DORSET businesses are being asked to give a leg up to an usual sponsorship deal – by paying for stork nesting towers.

The charity behind the wildlife project believes that if four proposed nesting towers are put in place, storks will return.

Apart from a small colony in the South East of the country, the graceful creatures have disappeared from much of the UK - despite once being common.

The Countryside Regeneration Trust has recently been given planning consent by Dorset Council for a restoration project at the 92-acre Bere Marsh Farm, north of Blandford.
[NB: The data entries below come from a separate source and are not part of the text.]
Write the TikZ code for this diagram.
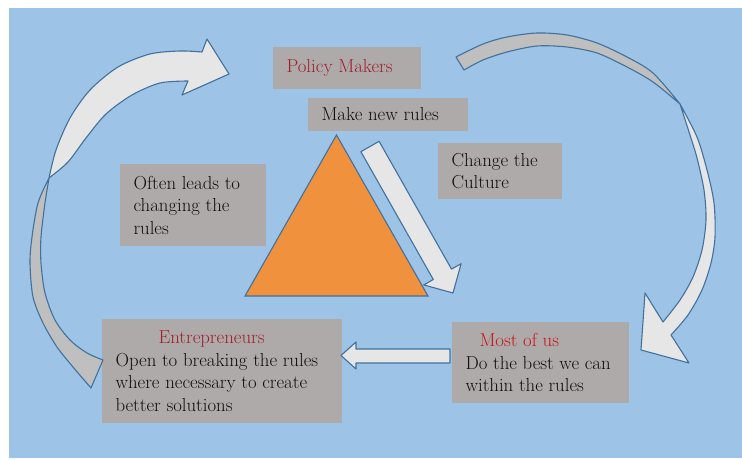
\documentclass[tikz,border=0pt]{standalone}
\usepackage{fontspec}
\usetikzlibrary{positioning}

\definecolor{skyBg}{RGB}{157,195,230}
\definecolor{boxGray}{RGB}{174,170,170}
\definecolor{edgeBlue}{RGB}{65,113,156}
\definecolor{pyramidOrange}{RGB}{240,145,62}
\definecolor{arrowLight}{RGB}{231,230,230}
\definecolor{arrowDark}{RGB}{191,191,191}
\definecolor{titleRed}{RGB}{160,30,45}
\definecolor{mostRed}{RGB}{200,20,30}
\definecolor{bodyInk}{RGB}{15,15,15}

\newcommand\boxPad{13.5pt}

\tikzset{
  box/.style={fill=boxGray, inner sep=0pt},
  txt/.style={inner sep=0pt, align=left, text=bodyInk, font=\rmfamily\fontsize{18.8}{22.5}\selectfont},
  frontArrow/.style={fill=arrowLight, draw=edgeBlue, line width=1.1pt, line join=round},
  backArrow/.style={fill=arrowDark, draw=edgeBlue, line width=1.1pt, line join=round},
}

\begin{document}
\begin{tikzpicture}[x=1pt, y=-1pt]
    \useasboundingbox (0,0) rectangle (742,460);
    \fill[skyBg] (9,8) rectangle (742,458);

    %% boxes
    \node[box, minimum width=148, minimum height=42] (pmBox) at (347,68) {};
    \node[box, minimum width=160, minimum height=33] (mnrBox) at (388,114.5) {};
    \node[box, minimum width=124, minimum height=56] (ctcBox) at (500,171) {};
    \node[box, minimum width=146, minimum height=82] (olBox) at (193,205) {};
    \node[box, minimum width=240, minimum height=104] (entBox) at (222,371) {};
    \node[box, minimum width=177, minimum height=81] (mouBox) at (540.5,362.5) {};

    %% texts
    \node[txt, text=titleRed, right=\boxPad of pmBox.west] (pm) {Policy Makers};
    \node[txt, right=\boxPad of mnrBox.west] (mnr) {Make new rules};
    \node[txt, right=\boxPad of ctcBox.west] (ctc) {Change the\\Culture};
    \node[txt, right=\boxPad of olBox.west] (ol) {Often leads to\\changing the\\rules};
    \node[txt, right=\boxPad of entBox.west] (ent) {\hspace*{43pt}\textcolor{titleRed}{Entrepreneurs}\\Open to breaking the rules\\where necessary to create\\better solutions};
    \node[txt, right=\boxPad of mouBox.west] (mou) {\hspace*{14pt}\textcolor{mostRed}{Most of us}\\Do the best we can\\within the rules};

    %% pyramid
    \draw[fill=pyramidOrange, draw=edgeBlue, line width=1.1pt] (336.5,135) -- (428,296) -- (245,296) -- cycle;

    %% straight arrows
    \draw[frontArrow] (379.1,141.3) -- (451.5,269.1) -- (461.1,263.7) -- (453,293) -- (423.7,284.9) -- (433.3,279.5) -- (360.9,151.7) -- cycle;
    \draw[frontArrow] (450,349) -- (356,349) -- (356,342) -- (341,355.5) -- (356,369) -- (356,363) -- (450,363) -- cycle;

    %% curved arrow, left side
    \draw[backArrow] plot[smooth] coordinates {(49,178) (38,203) (32,237) (30,263) (33,297) (43,323) (57,347) (73,367) (91,388)}
      -- (103,360) -- plot[smooth] coordinates {(103,360) (87,353) (70,340) (55,320) (45,293) (41,263) (41,237) (45,203) (49,178)} -- cycle;
    \draw[frontArrow] plot[smooth] coordinates {(49,178) (56,150) (70,118) (90,90) (118,67) (150,54) (180,51) (202,52)}
      -- (207,39) -- (229,74) -- (182,95) -- (188,81)
      -- plot[smooth] coordinates {(188,81) (160,83) (132,95) (106,114) (86,138) (68,162) (49,178)} -- cycle;

    %% curved arrow, right side
    \draw[backArrow] plot[smooth] coordinates {(456,57) (483,44) (507,37) (537,33) (567,35) (597,43) (627,57) (653,73) (680,104)}
      -- plot[smooth] coordinates {(680,104) (653,82) (627,67) (597,53) (567,47) (537,46) (507,52) (483,60) (464,70)} -- cycle;
    \draw[frontArrow] plot[smooth] coordinates {(680,104) (697,137) (707,170) (714,203) (715,237) (711,263) (702,290) (688,315) (671,335)}
      -- (689,363) -- (641,350) -- (645,293) -- (663,322)
      -- plot[smooth] coordinates {(663,322) (680,300) (693,277) (702,250) (706,220) (704,190) (697,158) (690,135) (680,104)} -- cycle;
\end{tikzpicture}
\end{document}
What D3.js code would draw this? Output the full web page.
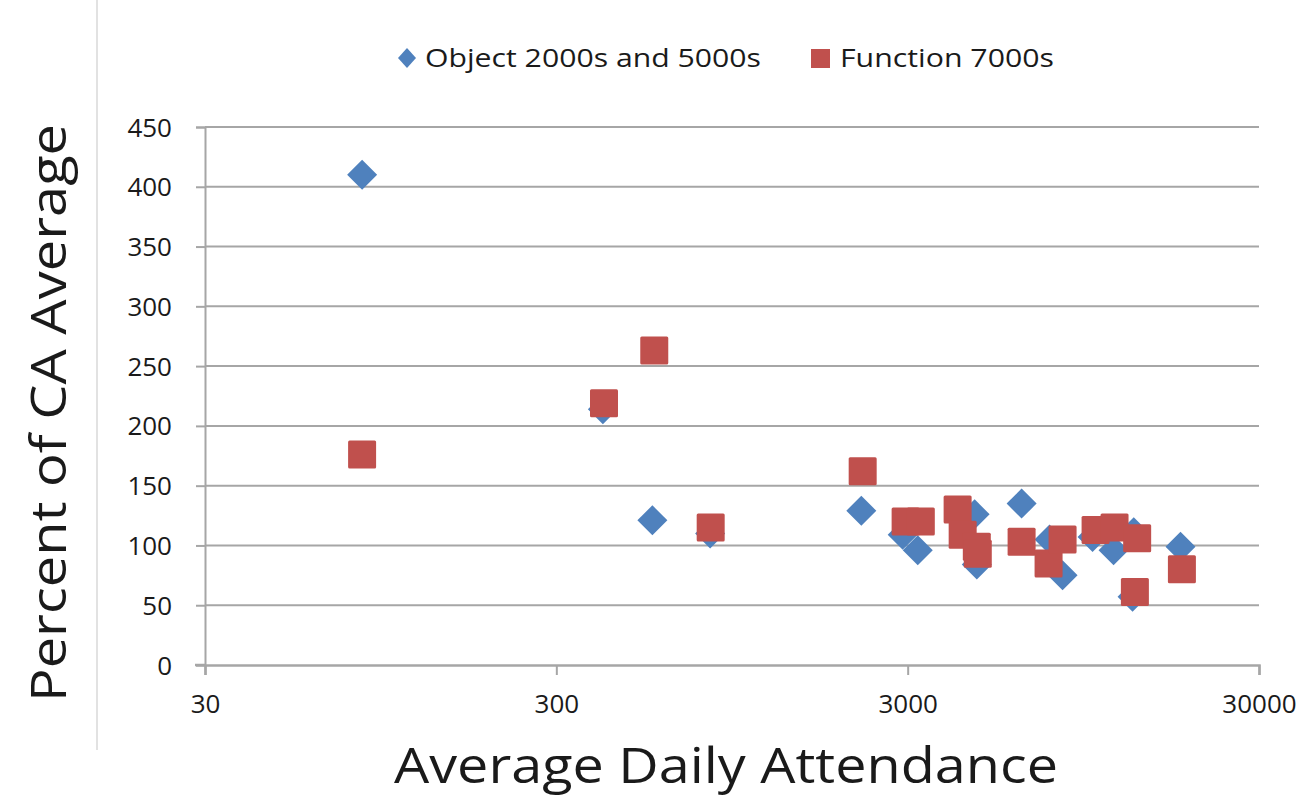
<!DOCTYPE html>
<html><head><meta charset="utf-8">
<script src="https://cdn.jsdelivr.net/npm/d3@7"></script>
<style>body{margin:0;background:#fff}svg{display:block}text{font-family:"Open Sans","Liberation Sans",sans-serif;fill:#1a1a1a}</style>
</head><body>
<script>
const seriesNames = ["Object 2000s and 5000s", "Function 7000s"];
const objectX = [84, 407, 563, 822, 2214, 2904, 3205, 4653, 4720, 6330, 7600, 8280, 10077, 11565, 13200, 13100, 17937];
const objectY = [410, 214, 121, 110, 129, 109, 96, 126, 84, 135, 105, 75, 107, 96, 111, 57, 99];
const functionX = [84, 410, 570, 825, 2234, 2960, 3270, 4162, 4302, 4720, 4750, 6330, 7554, 8280, 10280, 11640, 13500, 13300, 18100];
const functionY = [176, 219, 263, 115, 162, 120, 120, 130, 109, 99, 93, 103, 85, 105, 113, 115, 106, 61, 80];
const xTicks = [30, 300, 3000, 30000];
const yTicks = [0, 50, 100, 150, 200, 250, 300, 350, 400, 450];
const xTitle = "Average Daily Attendance";
const yTitle = "Percent of CA Average";
const colors = ["#4F81BD", "#C0504D"];

const W = 1306, H = 798;
const svg = d3.select("body").append("svg").attr("width", W).attr("height", H);
const x = d3.scaleLog().domain([30, 30000]).range([205, 1259]);
const y = d3.scaleLinear().domain([0, 450]).range([665, 127]);

// left border
svg.append("line").attr("x1", 97).attr("x2", 97).attr("y1", 0).attr("y2", 750)
  .attr("stroke", "#d9d9d9").attr("stroke-width", 1.5);

// gridlines
const grid = svg.append("g");
grid.selectAll("line").data(yTicks.filter(d => d > 0)).join("line")
  .attr("x1", 205).attr("x2", 1259).attr("y1", d => y(d)).attr("y2", d => y(d))
  .attr("stroke", "#a6a6a6").attr("stroke-width", 2);

// y axis
const yAxis = svg.append("g").attr("transform", "translate(205,0)")
  .call(d3.axisLeft(y).tickValues(yTicks).tickSize(9).tickPadding(24).tickFormat(d3.format("d")));
yAxis.select(".domain").attr("stroke", "#a6a6a6").attr("stroke-width", 2);
yAxis.selectAll(".tick line").attr("stroke", "#a6a6a6").attr("stroke-width", 2);
yAxis.selectAll(".tick text").attr("font-size", 26).attr("fill", "#222").attr("dy", "0.35em").attr("x", -33);

// x axis
const xAxis = svg.append("g").attr("transform", "translate(0,665)")
  .call(d3.axisBottom(x).tickValues(xTicks).tickSize(10).tickPadding(24).tickFormat(d3.format("d")));
xAxis.select(".domain").attr("stroke", "#a6a6a6").attr("stroke-width", 2.5);
xAxis.selectAll(".tick line").attr("stroke", "#a6a6a6").attr("stroke-width", 2);
xAxis.selectAll(".tick text").attr("font-size", 26).attr("fill", "#222").attr("y", 30);
svg.append("line").attr("x1", 195).attr("x2", 205).attr("y1", 665).attr("y2", 665)
  .attr("stroke", "#a6a6a6").attr("stroke-width", 2.5);

// points
const objData = objectX.map((v, i) => ({x: v, y: objectY[i]}));
const funData = functionX.map((v, i) => ({x: v, y: functionY[i]}));
const dsz = 15;
svg.append("g").selectAll("path").data(objData).join("path")
  .attr("d", d => `M${x(d.x)},${y(d.y)-dsz}L${x(d.x)+dsz},${y(d.y)}L${x(d.x)},${y(d.y)+dsz}L${x(d.x)-dsz},${y(d.y)}Z`)
  .attr("fill", colors[0]);
const ssz = 28;
svg.append("g").selectAll("rect").data(funData).join("rect")
  .attr("x", d => x(d.x) - ssz/2).attr("y", d => y(d.y) - ssz/2)
  .attr("width", ssz).attr("height", ssz).attr("rx", 1.5)
  .attr("fill", colors[1]);

// legend
const lg = svg.append("g");
lg.append("path").attr("d", "M407,48L416,58L407,68L398,58Z").attr("fill", colors[0]);
lg.append("text").attr("x", 425).attr("y", 67).attr("font-size", 26)
  .attr("textLength", 336).attr("lengthAdjust", "spacingAndGlyphs").text(seriesNames[0]);
lg.append("rect").attr("x", 811).attr("y", 49).attr("width", 19).attr("height", 19).attr("fill", colors[1]);
lg.append("text").attr("x", 840).attr("y", 67).attr("font-size", 26)
  .attr("textLength", 214).attr("lengthAdjust", "spacingAndGlyphs").text(seriesNames[1]);

// titles
svg.append("text").attr("x", 726).attr("y", 783).attr("text-anchor", "middle").attr("font-size", 49)
  .attr("textLength", 664).attr("lengthAdjust", "spacingAndGlyphs").text(xTitle);
svg.append("text").attr("transform", "translate(66,413) rotate(-90)").attr("text-anchor", "middle").attr("font-size", 50)
  .attr("textLength", 578).attr("lengthAdjust", "spacingAndGlyphs").text(yTitle);
</script>
</body></html>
The plans are for the stork towers and to rebuild a two-storey mill and other dilapidated farm buildings to be used as visitor and education centres and a café.

The CRT wants to erect four separate towers to encourage white stork to breed – the towers to cost £1,500 each.

They will be built on floodplain fields near the River Stour, which experts say is an ideal site for storks to settle. The towers themselves consist of a telegraph pole with a galvanised steel basket.

Head of development at the trust, Hayley Neal, said: “Any local business willing to sponsor a £1,500 tower will receive its name and logo on the tower and will be included in any ongoing publicity as the projects develops.

"Plus of course, they will be contributing to the fight to increase biodiversity in the British countryside.”

“This is very much a field of dreams project where, like in the film, we have faith that if we build the ‘ballpark’ they will come…The white stork is such an emblematic species that to have them nesting in Dorset really would be incredible.

“We are looking for sponsors who want to share this dream and help us create the right environment for the white storks to arrive, she added.”

Businesses interested in backing the stork tower project should contact Hayley on h.neal@thecrt.co.uk or call on 01223 651215.

The Countryside Regeneration Trust (CRT) is steward to 2,000 acres of land across 18 properties in England. Established in 1993, it is dedicated to regenerating and protecting the countryside and its wildlife. For 30 years, is said to have proved how farming with nature in mind has increased biodiversity and sustainable food production for the benefit of all.

The CRT’s aim is for conservation improvements to be carried out alongside practical farming and land management, and to spread these aims by example and education. Bringing together tenant farmers, CRT friends and volunteers, the CRT describes itself as is  community of voices dedicated to nature-led farming.